T.J. Gusewelle, the JCAS program manager, said the simulator has done a lot to increase the quality of the JTACs graduating from the course.
“Before we had the simulator, the guys were really slow in the first few days on the range because that’s the first time that they did it. But now getting a week of practice in here … you get better control and better performance on the range with the live assets, so it makes it more efficient. So the simulator is awesome, it’s invaluable as far as getting the guys ready to go,” he said.

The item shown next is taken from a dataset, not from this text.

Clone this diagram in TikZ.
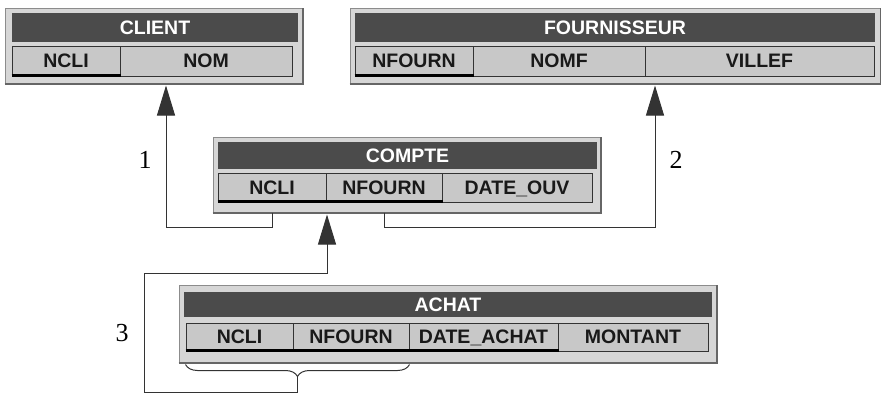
\documentclass[tikz,border=0pt]{standalone}
\usepackage{fontspec}
\newfontfamily\tabfont{Liberation Sans}
\newfontfamily\numfont{Liberation Serif}
\usetikzlibrary{calc,arrows.meta,decorations.pathreplacing}
\definecolor{framegray}{HTML}{D6D6D6}
\definecolor{bargray}{HTML}{4B4B4B}
\definecolor{cellgray}{HTML}{C8C8C8}
\tikzset{
  frame/.style={draw=black!45, fill=framegray, line width=1pt, inner sep=0pt},
  titlebar/.style={fill=bargray, text=white, inner sep=0pt, minimum height=28pt,
    text height=13.5pt, text depth=0pt, font=\tabfont\bfseries\fontsize{19.5}{21}\selectfont},
  cell/.style={draw=black!80, fill=cellgray, line width=1pt, text=black!90, inner sep=0pt,
    minimum height=29pt, text height=13.5pt, text depth=0pt,
    font=\tabfont\bfseries\fontsize{19.5}{21}\selectfont},
  keybar/.style={line width=3pt, black},
  shadowline/.style={line width=2pt, black!60},
  link/.style={draw=black!80, line width=1pt},
  arrowlink/.style={link, -{Triangle[length=30pt,width=18pt]}, shorten >=2pt},
  num/.style={font=\numfont\fontsize{26}{26}\selectfont}
}

\begin{document}
\begin{tikzpicture}[x=1pt,y=-1pt]
\useasboundingbox (0,0) rectangle (881,394);

% CLIENT
\node[frame, minimum width=297pt, minimum height=75pt] (client) at (153.5,45.5) {};
\draw[shadowline] (client.south west) -- (client.south east) -- (client.north east);
\node[titlebar, minimum width=286pt, minimum height=29pt] (clientT) at (155,27.5) {CLIENT};
\node[cell, minimum width=108pt, minimum height=30pt] (clientNcli) at (66,61) {NCLI};
\node[cell, minimum width=172pt, minimum height=30pt] (clientNom) at (206,61) {NOM};
\draw[keybar] ($(clientNcli.south west)+(0,-1.5)$) -- ($(clientNcli.south east)+(0,-1.5)$);

% FOURNISSEUR
\node[frame, minimum width=530pt, minimum height=75pt] (fourn) at (615,45.5) {};
\draw[shadowline] (fourn.south west) -- (fourn.south east) -- (fourn.north east);
\node[titlebar, minimum width=520pt, minimum height=29pt] (fournT) at (615,27.5) {FOURNISSEUR};
\node[cell, minimum width=118pt, minimum height=30pt] (fournNf) at (414,61) {NFOURN};
\node[cell, minimum width=172pt, minimum height=30pt] (fournNomf) at (559,61) {NOMF};
\node[cell, minimum width=229pt, minimum height=30pt] (fournVille) at (759.5,61) {VILLEF};
\draw[keybar] ($(fournNf.south west)+(0,-1.5)$) -- ($(fournNf.south east)+(0,-1.5)$);

% COMPTE
\node[frame, minimum width=387pt, minimum height=75pt] (compte) at (406.5,174.5) {};
\draw[shadowline] (compte.south west) -- (compte.south east) -- (compte.north east);
\node[titlebar, minimum width=379pt, minimum height=27pt] (compteT) at (407.5,155.5) {COMPTE};
\node[cell, minimum width=108pt] (compteNcli) at (272,187.5) {NCLI};
\node[cell, minimum width=116pt] (compteNf) at (384,187.5) {NFOURN};
\node[cell, minimum width=150pt] (compteDate) at (517,187.5) {DATE\_OUV};
\draw[keybar] ($(compteNcli.south west)+(0,-1.5)$) -- ($(compteNf.south east)+(0,-1.5)$);

% ACHAT
\node[frame, minimum width=537pt, minimum height=77pt] (achat) at (447.5,323.5) {};
\draw[shadowline] (achat.south west) -- (achat.south east) -- (achat.north east);
\node[titlebar, minimum width=528pt, minimum height=25pt] (achatT) at (448,304.5) {ACHAT};
\node[cell, minimum width=107pt, minimum height=28pt] (achatNcli) at (239.5,337) {NCLI};
\node[cell, minimum width=116pt, minimum height=28pt] (achatNf) at (351,337) {NFOURN};
\node[cell, minimum width=149pt, minimum height=28pt] (achatDate) at (483.5,337) {DATE\_ACHAT};
\node[cell, minimum width=150pt, minimum height=28pt] (achatMont) at (633,337) {MONTANT};
\draw[keybar] ($(achatNcli.south west)+(0,-1.5)$) -- ($(achatDate.south east)+(0,-1.5)$);

% links
\coordinate (k1) at (166,227);
\coordinate (k2) at (655,227);
\coordinate (k3) at (144,392);
\coordinate (k4) at (327,273);

\draw[arrowlink] (compteNcli |- compte.south) |- (k1) -- (k1 |- client.south);
\draw[arrowlink] (compteNf |- compte.south) |- (k2) -- (k2 |- fourn.south);

\draw[link, decorate, decoration={brace, amplitude=12pt}]
  ($(achatNf.east |- achat.south)+(0,2)$) -- ($(achatNcli.west |- achat.south)+(0,2)$);
\coordinate (tip) at ($(achatNcli.west |- achat.south)!.5!(achatNf.east |- achat.south)+(0,14)$);
\draw[arrowlink] (tip) |- (k3) |- (k4) -- (k4 |- compte.south);

\node[num] (n1) at (145,160) {1};
\node[num] (n2) at (676,160) {2};
\node[num] (n3) at (122,333) {3};

\end{tikzpicture}
\end{document}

Cmdr. Corey Pritchard, the NAWDC strike department head, said it has been harder and harder to get fleet aircraft that can support JTAC training at NAS Fallon, both due to a high operational tempo and due to challenges in keeping the aircraft ready to fly.

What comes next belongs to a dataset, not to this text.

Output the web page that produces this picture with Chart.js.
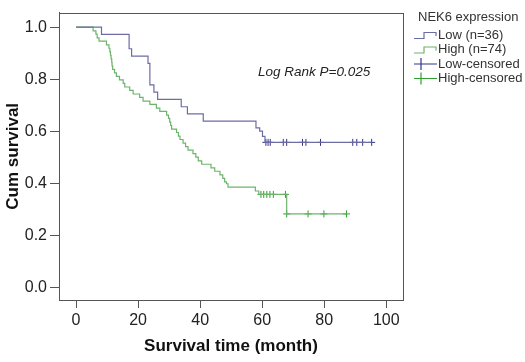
<!DOCTYPE html>
<html>
<head>
<meta charset="utf-8">
<script src="https://cdn.jsdelivr.net/npm/chart.js@4.4.1/dist/chart.umd.min.js"></script>
<style>
  html, body { margin: 0; padding: 0; background: #fff; }
  #wrap { width: 525px; height: 362px; position: relative; }
</style>
</head>
<body>
<div id="wrap"><canvas id="km"></canvas></div>
<script>
// Kaplan-Meier steps (months, cumulative survival)
const lowTime = [0, 8.2, 17.1, 17.9, 23.2, 23.8, 25.1, 26.3, 33.9, 35.9, 41.0, 58.0, 59.2, 60.1, 60.9, 95.3];
const lowSurv = [1, 0.972, 0.917, 0.889, 0.861, 0.778, 0.750, 0.722, 0.694, 0.667, 0.639, 0.613, 0.600, 0.580, 0.557, 0.557];
const lowCensTime = [61.2, 61.9, 62.6, 66.8, 67.9, 73.0, 74.1, 78.8, 89.2, 90.5, 92.4, 95.3];
const lowCensSurv = [0.557, 0.557, 0.557, 0.557, 0.557, 0.557, 0.557, 0.557, 0.557, 0.557, 0.557, 0.557];

const highTime = [0, 5.5, 6.4, 6.8, 7.4, 9.8, 10.6, 10.9, 11.1, 11.3, 11.5, 11.6, 11.8, 12.4, 13.0, 14.0, 15.2, 15.7,
  17.3, 18.4, 20.5, 21.6, 23.8, 25.9, 27.0, 29.2, 29.8, 30.2, 30.5, 30.8, 32.4, 33.0, 33.5, 34.5, 35.3, 36.1,
  37.7, 38.6, 39.4, 40.5, 43.5, 44.7, 46.4, 47.3, 47.9, 48.5, 49.0, 57.8, 58.9, 67.9, 87.2];
const highSurv = [1, 0.986, 0.973, 0.959, 0.946, 0.932, 0.919, 0.905, 0.892, 0.878, 0.865, 0.851, 0.838, 0.824, 0.811, 0.797, 0.784, 0.770,
  0.757, 0.743, 0.730, 0.716, 0.703, 0.689, 0.676, 0.662, 0.649, 0.635, 0.622, 0.608, 0.595, 0.581, 0.568, 0.554, 0.541, 0.527,
  0.514, 0.500, 0.486, 0.473, 0.459, 0.446, 0.432, 0.419, 0.405, 0.398, 0.385, 0.370, 0.357, 0.282, 0.282];
const highCensTime = [59.6, 60.5, 61.5, 62.5, 63.6, 67.5, 67.9, 74.8, 79.9, 87.2];
const highCensSurv = [0.357, 0.357, 0.357, 0.357, 0.357, 0.357, 0.282, 0.282, 0.282, 0.282];

const xTicks = [0, 20, 40, 60, 80, 100];
const yTicks = [0, 0.2, 0.4, 0.6, 0.8, 1.0];

const legendTitle = 'NEK6 expression';
const legendLabels = ['Low (n=36)', 'High (n=74)', 'Low-censored', 'High-censored'];
const noteText = 'Log Rank P=0.025';

const FONT = '"Liberation Sans", Arial, sans-serif';
const lowColor = '#6c6ca4';
const lowCensColor = '#34348a';
const highColor = '#6cb46c';
const highCensColor = '#2f9f2f';
const frameColor = '#555';

function pts(xs, ys) {
  return xs.map((x, i) => ({ x: x, y: ys[i] }));
}

// box around the plot + legend + log rank note
const extras = {
  id: 'extras',
  afterDraw(chart) {
    const ctx = chart.ctx;
    const a = chart.chartArea;
    ctx.save();
    ctx.strokeStyle = frameColor;
    ctx.lineWidth = 1;
    ctx.strokeRect(Math.round(a.left) + 0.5, Math.round(a.top) + 0.5,
      Math.round(a.right - a.left), Math.round(a.bottom - a.top));

    ctx.fillStyle = '#222';
    ctx.font = 'italic 13.5px ' + FONT;
    ctx.textBaseline = 'middle';
    ctx.textAlign = 'left';
    ctx.fillText(noteText, 258, 72);

    // legend
    ctx.font = '13px ' + FONT;
    ctx.fillStyle = '#333';
    ctx.fillText(legendTitle, 418, 17);
    const colors = [lowColor, highColor, lowCensColor, highCensColor];
    const rows = [35, 49.5, 64, 78.5];
    rows.forEach((cy, i) => {
      ctx.strokeStyle = colors[i];
      ctx.lineWidth = 1.2;
      ctx.beginPath();
      if (i < 2) {
        ctx.moveTo(414, cy + 3.5);
        ctx.lineTo(424, cy + 3.5);
        ctx.lineTo(424, cy - 2.5);
        ctx.lineTo(436, cy - 2.5);
        ctx.lineTo(436, cy + 1);
      } else {
        ctx.moveTo(414, cy);
        ctx.lineTo(437, cy);
        ctx.moveTo(421, cy - 6);
        ctx.lineTo(421, cy + 6);
      }
      ctx.stroke();
      ctx.fillStyle = '#333';
      ctx.fillText(legendLabels[i], 438, cy);
    });
    ctx.restore();
  }
};

const ctx = document.getElementById('km').getContext('2d');
const chart = new Chart(ctx, {
  type: 'line',
  data: {
    datasets: [
      {
        label: legendLabels[0],
        data: pts(lowTime, lowSurv),
        borderColor: lowColor,
        borderWidth: 1.2,
        stepped: true,
        pointRadius: 0,
        fill: false
      },
      {
        label: legendLabels[1],
        data: pts(highTime, highSurv),
        borderColor: highColor,
        borderWidth: 1.2,
        stepped: true,
        pointRadius: 0,
        fill: false
      },
      {
        label: legendLabels[2],
        data: pts(lowCensTime, lowCensSurv),
        showLine: false,
        pointStyle: 'cross',
        pointRadius: 3.5,
        borderColor: lowCensColor,
        borderWidth: 1
      },
      {
        label: legendLabels[3],
        data: pts(highCensTime, highCensSurv),
        showLine: false,
        pointStyle: 'cross',
        pointRadius: 3.5,
        borderColor: highCensColor,
        borderWidth: 1
      }
    ]
  },
  options: {
    responsive: true,
    maintainAspectRatio: false,
    animation: false,
    layout: { padding: { top: 5, right: 122, left: 0, bottom: 0 } },
    plugins: {
      legend: { display: false },
      tooltip: { enabled: false }
    },
    scales: {
      x: {
        type: 'linear',
        min: -5.5,
        max: 105.4,
        afterBuildTicks: s => { s.ticks = xTicks.map(v => ({ value: v })); },
        afterFit: s => { s.height = 62; },
        ticks: {
          font: { family: FONT, size: 16 },
          color: '#222',
          padding: 3,
          maxRotation: 0,
          autoSkip: false
        },
        grid: { drawOnChartArea: false, drawTicks: true, tickLength: 8, color: frameColor },
        border: { color: frameColor, width: 1 },
        title: {
          display: true,
          text: 'Survival time (month)',
          font: { family: FONT, size: 17, weight: 'bold' },
          color: '#111',
          padding: { top: 0, bottom: 5 }
        }
      },
      y: {
        type: 'linear',
        min: -0.049,
        max: 1.056,
        afterBuildTicks: s => { s.ticks = yTicks.map(v => ({ value: v })); },
        afterFit: s => { s.width = 59; },
        ticks: {
          font: { family: FONT, size: 16 },
          color: '#222',
          padding: 3,
          callback: v => v.toFixed(1)
        },
        grid: { drawOnChartArea: false, drawTicks: true, tickLength: 9, color: frameColor },
        border: { color: frameColor, width: 1 },
        title: {
          display: true,
          text: 'Cum survival',
          font: { family: FONT, size: 17, weight: 'bold' },
          color: '#111',
          padding: { top: 3, bottom: 0 }
        }
      }
    }
  },
  plugins: [extras]
});
</script>
</body>
</html>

“So the more training we can get them here, the better they are when they actually get to an actual aircraft,” Pritchard said.
“So they’re not stumbling on Day 1, they’re already semi-proficient or trying to get there, whereas in the past before they had this (CAVE simulator) – I know when I went through the JTAC course, you’re a mess your first several times, so it’s good training for you, but for the guys airborne, they’re holding for a half hour just to get a bomb off because the guy (on the ground) is learning what to do.”
Rear Adm. Dan Cheever, the commander of NAWDC, told USNI News that the CAVE has created “a dramatic improvement in the first pass drop and the communications on the radio and everything. They really do wring everything out here, so by the time that they’re on the range it’s just the real-life stuff that hits you. … A lot more first-pass drops, which is the whole goal of close-air support.”
Reed, the JCAS branch head, said NAWDC is still trying to get the authority to connect CAVE to the Navy’s continuous training environment (NCTE), and that while that decision has been delayed, he hoped to have it within the next 12 to 16 months. A decision to link CAVE to the rest of the trainers would help create NAWDC’s ultimate vision for this JTAC trainer: “what we will eventually be able to do is put this into a guy in a F-18 simulator or an F-35 simulator at (NAS) Oceana or Lemoore, and they’ll be running this simulator, talking to the guys in this simulator, and doing all their controls to get their currency requirements to satisfy their training” while taking their targeting cues from JTAC students in their own simulator in Fallon, Gusewelle said.